● **GIVEN EXERCISE**
Extract the run of lines that starts at the top of the records below and ends at the line with "[x radius=115,y radius=72];", keeping both ends and excluding pictures.

-- Start of EXTRACTED ENTRIES --

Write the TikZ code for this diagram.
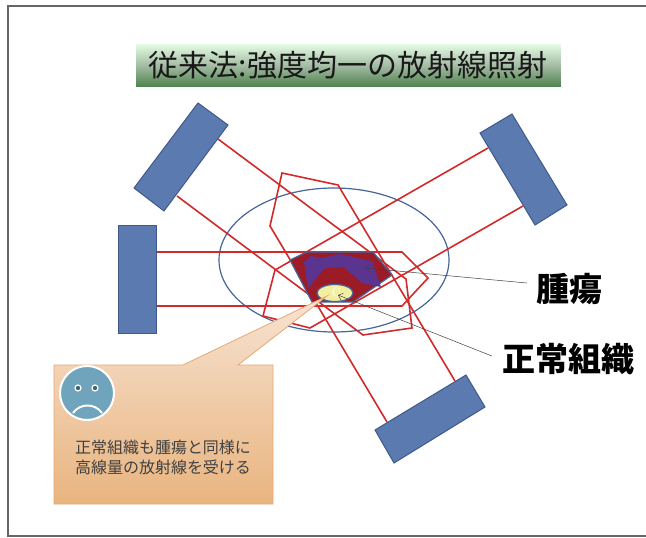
\documentclass[tikz,border=0pt]{standalone}
\usepackage{fontspec}
\newfontfamily\jp{Noto Sans CJK JP}
\usetikzlibrary{arrows.meta,positioning}
\definecolor{beamred}{HTML}{D22A2A}
\definecolor{headfill}{HTML}{5A7AB0}
\definecolor{headedge}{HTML}{41598A}
\definecolor{bodyline}{HTML}{46659A}
\definecolor{tumred}{HTML}{9B1C26}
\definecolor{tumpurple}{HTML}{5B3490}
\definecolor{normfill}{HTML}{F3EFA2}
\definecolor{notetop}{HTML}{F7E3D2}
\definecolor{notebot}{HTML}{E9B47F}
\definecolor{noteedge}{HTML}{E8A874}
\definecolor{facefill}{HTML}{6FA4BC}

\begin{document}
\begin{tikzpicture}[x=1pt,y=-1pt,>={Straight Barb[length=4pt,width=7pt]},
head/.style={draw=headedge,fill=headfill,line width=1pt},
ray/.style={draw=beamred,line width=1.6pt},
lbl/.style={font=\jp\bfseries\fontsize{33}{33}\selectfont,inner sep=0pt},
pointer/.style={->,draw=black!75,line width=0.5pt}]
\useasboundingbox (0,0) rectangle (646,538);
\fill[white] (0,0) rectangle (646,538);
\draw[black!60,line width=1.5pt] (652,6) -- (8,6) -- (8,536) -- (652,536);

% title bar
\node[draw=white,line width=0.5pt,top color=green!10!white,bottom color=green!30!black!70,
  middle color=green!25!black!35,minimum width=426pt,minimum height=44pt,inner sep=0pt,
  font=\jp\fontsize{30}{30}\selectfont,text=black!90] (title) at (348,65) {従来法:強度均一の放射線照射};

% patient outline
\draw[bodyline,line width=1.2pt] (334,260) ellipse [x radius=115,y radius=72];

% beams, one per head
\draw[ray] (156,252) -- (402,252) -- (428,278) -- (402,306) -- (156,306);
\draw[ray] (218,139) -- (406,279) -- (412,328) -- (363,335) -- (177,196);
\draw[ray] (488,148) -- (275,270) -- (263,316) -- (310,328) -- (523,206);
\draw[ray] (387,422) -- (270,226) -- (282,173) -- (338,185) -- (455,381);

% heads
\draw[head] (118,225) rectangle (156,333);
\draw[head] (198,103) -- (228,125) -- (164,211) -- (134,188) -- cycle;
\draw[head] (480,133) -- (512,114) -- (567,205) -- (535,225) -- cycle;
\draw[head] (375,430) -- (466,375) -- (485,407) -- (394,463) -- cycle;

% tumour and normal tissue
\draw[bodyline,fill=tumred,line width=1.2pt] (290,260) -- (307,252) -- (373,252) -- (392,275)
  -- (353,302) -- (312,302) -- cycle;
\fill[tumpurple] (304,262) -- (311,256) -- (322,258) -- (340,254) -- (357,258) -- (372,261)
  -- (381,287) -- (362,283) -- (344,267) -- (325,268) -- (308,288) -- cycle;
\draw[bodyline,fill=normfill,line width=1.2pt] (335,293) ellipse [x radius=18,y radius=8.5];
\node[text=white,font=\fontsize{12}{12}\selectfont,inner sep=0pt] (cmark) at (336,292) {C};

% callout
\draw[noteedge,line width=0.8pt,top color=notetop,bottom color=notebot]
  (54,365) -- (183,365) -- (327,296) -- (238,365) -- (273,365) -- (273,504) -- (54,504) -- cycle;
\draw[white,fill=facefill,line width=2pt] (87,393) circle (27);
\draw[white,fill=facefill!60!black,line width=1.2pt] (78,388) circle (3) (95,388) circle (3);
\draw[white,line width=2pt] (73,413) .. controls (80,403) and (95,403) .. (102,413);
\node[font=\jp\fontsize{16}{20}\selectfont,text=black!75,align=center] (note) at (163,457)
  {正常組織も腫瘍と同様に\\高線量の放射線を受ける};

% labels
\node[lbl] (tumorlbl) at (569,289) {腫瘍};
\node[lbl] (normallbl) at (568,359) {正常組織};
\coordinate (tumorpt) at (365,268);
\coordinate (normalpt) at (338,295);
\draw[pointer] ([xshift=-9pt,yshift=6pt]tumorlbl.west) -- (tumorpt);
\draw[pointer] ([xshift=-10pt,yshift=3pt]normallbl.west) -- (normalpt);
\end{tikzpicture}
\end{document}
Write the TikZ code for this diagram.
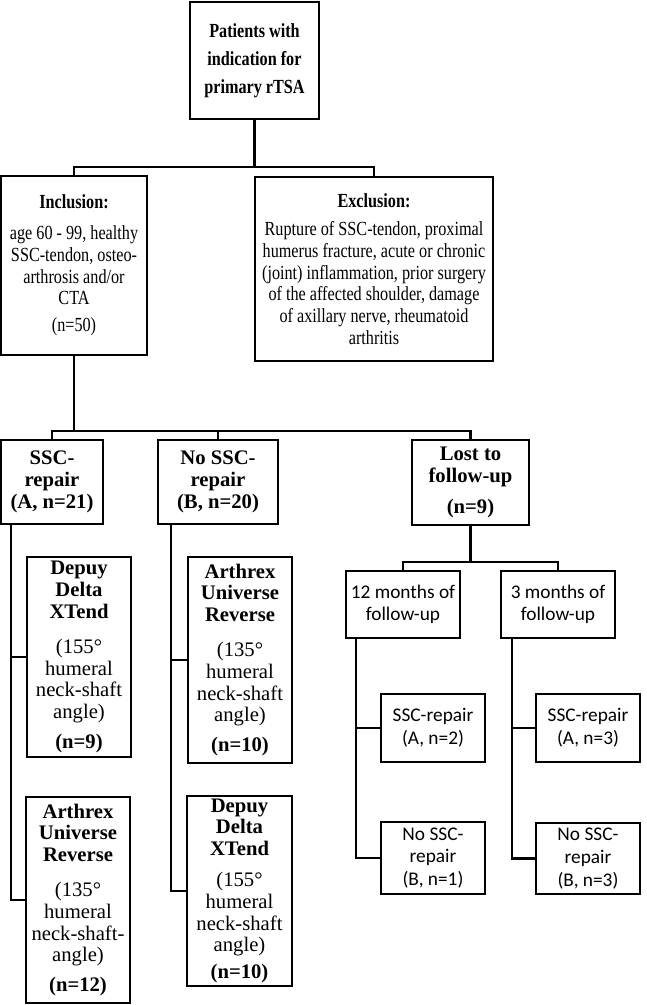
\documentclass[tikz,border=0pt]{standalone}
\usepackage{fontspec}
\setmainfont{Liberation Serif}
\newfontfamily\narrowserif[FakeStretch=0.81]{Liberation Serif}
\newfontfamily\calfont{Carlito}
\tikzset{
  box/.style={draw, line width=1.9pt, align=center, inner sep=0pt},
  link/.style={line width=1.8pt},
  headfont/.style={font=\narrowserif\fontsize{15}{21}\selectfont\bfseries},
  critfont/.style={font=\narrowserif\fontsize{15}{16.3}\selectfont},
  groupfont/.style={font=\fontsize{15.5}{16.3}\selectfont\bfseries},
  subfont/.style={font=\calfont\fontsize{14.5}{17}\selectfont},
}
\begin{document}
\begin{tikzpicture}[x=0.75pt,y=-0.75pt]
  \useasboundingbox (0,0) rectangle (646,1005);
  % upper part
  \node[box,headfont,minimum width=96.75pt,minimum height=87.75pt] (patients) at (254.5,60.5)
    {Patients with\\indication for\\primary rTSA};
  \node[box,critfont,minimum width=109.5pt,minimum height=134.25pt] (incl) at (74,265.5)
    {\textbf{Inclusion:}\\[7pt]age 60 - 99, healthy\\SSC-tendon, osteo-\\arthrosis and/or\\CTA\\[4pt](n=50)};
  \node[box,critfont,minimum width=178.5pt,minimum height=138pt] (excl) at (374,269)
    {\textbf{Exclusion:}\\[5pt]Rupture of SSC-tendon, proximal\\humerus fracture, acute or chronic\\(joint) inflammation, prior surgery\\of the affected shoulder, damage\\of axillary nerve, rheumatoid\\arthritis};
  % groups
  \node[box,groupfont,minimum width=76.5pt,minimum height=63pt] (sscA) at (52,482)
    {SSC-\\repair\\(A, n=21)};
  \node[box,groupfont,minimum width=90pt,minimum height=63pt] (nosscB) at (218,482)
    {No SSC-\\repair\\(B, n=20)};
  \node[box,groupfont,minimum width=87.75pt,minimum height=63.75pt] (lost) at (470.5,482.5)
    {Lost to\\follow-up\\[7pt](n=9)};
  % implants
  \node[box,groupfont,minimum width=78pt,minimum height=150pt] (depuyA) at (79,657)
    {Depuy\\Delta\\XTend\\[10pt]\textmd{(155°}\\\textmd{humeral}\\\textmd{neck-shaft}\\\textmd{angle)}\\[6pt](n=9)};
  \node[box,groupfont,minimum width=78pt,minimum height=154.5pt] (arthrexA) at (78,900)
    {Arthrex\\Universe\\Reverse\\[10pt]\textmd{(135°}\\\textmd{humeral}\\\textmd{neck-shaft-}\\\textmd{angle)}\\[6pt](n=12)};
  \node[box,groupfont,minimum width=78pt,minimum height=154.5pt] (arthrexB) at (240,660)
    {Arthrex\\Universe\\Reverse\\[10pt]\textmd{(135°}\\\textmd{humeral}\\\textmd{neck-shaft}\\\textmd{angle)}\\[6pt](n=10)};
  \node[box,groupfont,minimum width=78.75pt,minimum height=142.5pt] (depuyB) at (239.5,891)
    {Depuy\\Delta\\XTend\\[7pt]\textmd{(155°}\\\textmd{humeral}\\\textmd{neck-shaft}\\\textmd{angle)}\\[4pt](n=10)};
  % lost to follow-up
  \node[box,subfont,minimum width=85.5pt,minimum height=50.25pt] (twelve) at (403,604.5)
    {12 months of\\follow-up};
  \node[box,subfont,minimum width=85.5pt,minimum height=50.25pt] (three) at (558,604.5)
    {3 months of\\follow-up};
  \node[box,subfont,minimum width=78pt,minimum height=51pt] (twelveA) at (433,728)
    {SSC-repair\\(A, n=2)};
  \node[box,subfont,minimum width=78pt,minimum height=54pt] (twelveB) at (433,858)
    {No SSC-\\repair\\(B, n=1)};
  \node[box,subfont,minimum width=78pt,minimum height=51pt] (threeA) at (588,728)
    {SSC-repair\\(A, n=3)};
  \node[box,subfont,minimum width=78pt,minimum height=53.25pt] (threeB) at (588,858.5)
    {No SSC-\\repair\\(B, n=3)};
  % connectors
  \draw[link] (patients.south) -- ++(0,47) -| (incl.north);
  \draw[link] (patients.south) -- ++(0,47) -| (excl.north);
  \draw[link] (incl.south) -- ++(0,75) -| (sscA.north);
  \draw[link] (incl.south) -- ++(0,75) -| (nosscB.north);
  \draw[link] (incl.south) -- ++(0,75) -| (lost.north);
  \draw[link] (lost.south) -- ++(0,36) -| (twelve.north);
  \draw[link] (lost.south) -- ++(0,36) -| (three.north);
  \draw[link] ([xshift=8.25pt]sscA.south west) |- (depuyA.west);
  \draw[link] ([xshift=8.25pt]sscA.south west) |- (arthrexA.west);
  \draw[link] ([xshift=10.5pt]nosscB.south west) |- (arthrexB.west);
  \draw[link] ([xshift=10.5pt]nosscB.south west) |- (depuyB.west);
  \draw[link] ([xshift=8.25pt]twelve.south west) |- (twelveA.west);
  \draw[link] ([xshift=8.25pt]twelve.south west) |- (twelveB.west);
  \draw[link] ([xshift=9pt]three.south west) |- (threeA.west);
  \draw[link] ([xshift=9pt]three.south west) |- (threeB.west);
\end{tikzpicture}
\end{document}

-- End of EXTRACTED ENTRIES --

● **REPLY**
Write the TikZ code for this diagram.
\documentclass[tikz,border=0pt]{standalone}
\usepackage{fontspec}
\newfontfamily\jp{Noto Sans CJK JP}
\usetikzlibrary{arrows.meta,positioning}
\definecolor{beamred}{HTML}{D22A2A}
\definecolor{headfill}{HTML}{5A7AB0}
\definecolor{headedge}{HTML}{41598A}
\definecolor{bodyline}{HTML}{46659A}
\definecolor{tumred}{HTML}{9B1C26}
\definecolor{tumpurple}{HTML}{5B3490}
\definecolor{normfill}{HTML}{F3EFA2}
\definecolor{notetop}{HTML}{F7E3D2}
\definecolor{notebot}{HTML}{E9B47F}
\definecolor{noteedge}{HTML}{E8A874}
\definecolor{facefill}{HTML}{6FA4BC}

\begin{document}
\begin{tikzpicture}[x=1pt,y=-1pt,>={Straight Barb[length=4pt,width=7pt]},
head/.style={draw=headedge,fill=headfill,line width=1pt},
ray/.style={draw=beamred,line width=1.6pt},
lbl/.style={font=\jp\bfseries\fontsize{33}{33}\selectfont,inner sep=0pt},
pointer/.style={->,draw=black!75,line width=0.5pt}]
\useasboundingbox (0,0) rectangle (646,538);
\fill[white] (0,0) rectangle (646,538);
\draw[black!60,line width=1.5pt] (652,6) -- (8,6) -- (8,536) -- (652,536);

% title bar
\node[draw=white,line width=0.5pt,top color=green!10!white,bottom color=green!30!black!70,
  middle color=green!25!black!35,minimum width=426pt,minimum height=44pt,inner sep=0pt,
  font=\jp\fontsize{30}{30}\selectfont,text=black!90] (title) at (348,65) {従来法:強度均一の放射線照射};

% patient outline
\draw[bodyline,line width=1.2pt] (334,260) ellipse [x radius=115,y radius=72];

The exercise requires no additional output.